Example Relational Questions
DMRA (Deficit-Based Multimodal Relational Analysis)
DMRA diagnoses why MLLMs fail on relational reasoning tasks by separating upstream deficits (memory, knowledge, and visual understanding) from cross-image relational reasoning errors.
For each figure, deficits are measured as Dx(i) = max(0, T − Xi), where T is a performance threshold and Xi denotes memory, knowledge, or visual scores. Memory-validation questions dynamically adjust task importance through softmax-based weighting, enabling DMRA to distinguish true memory failures from perception and knowledge limitations.
The weighted upstream contribution is computed as Rx(i) = αiwx(i)Dx(i), while the remaining unexplained error is attributed to relational reasoning: Crel = F − min(F, U). This decomposition provides a fine-grained explanation of whether failures originate from perception, knowledge, memory, or the inability to connect concepts across multiple figures.
Results
Claude 4.6 leads SciReC with 73.78% accuracy, followed by GPT-5.4 (68%) and Qwen-3.5 (56.25%). While open-source models are closing the performance gap, spatial reasoning remains their major challenge. Proprietary models excel in structural reasoning but continue to struggle with hierarchical and sequential relational understanding.

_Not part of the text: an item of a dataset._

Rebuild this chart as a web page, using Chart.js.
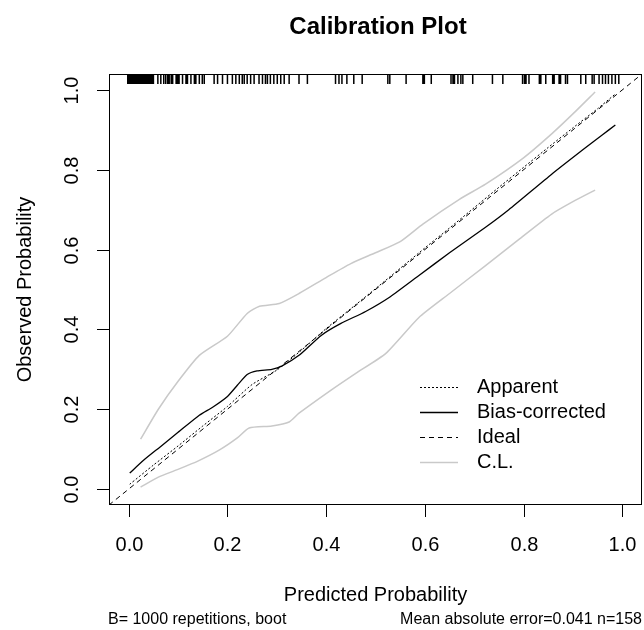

SciReC evaluates relational reasoning across eight academic domains and reveals substantial domain-specific variation in MLLM performance. Astronomy emerges as the most challenging domain, while Psychology is the easiest for most models. Claude 4.6 achieves the strongest overall cross-domain performance, leading in six of eight domains, whereas GPT-5.4 performs best in Economics and Behavioral Neuroscience. Open-source models show increasing competitiveness in some domains, particularly Qwen3-5, but continue to lag behind proprietary systems in scientific domains such as Astronomy, Physics, and Chemistry.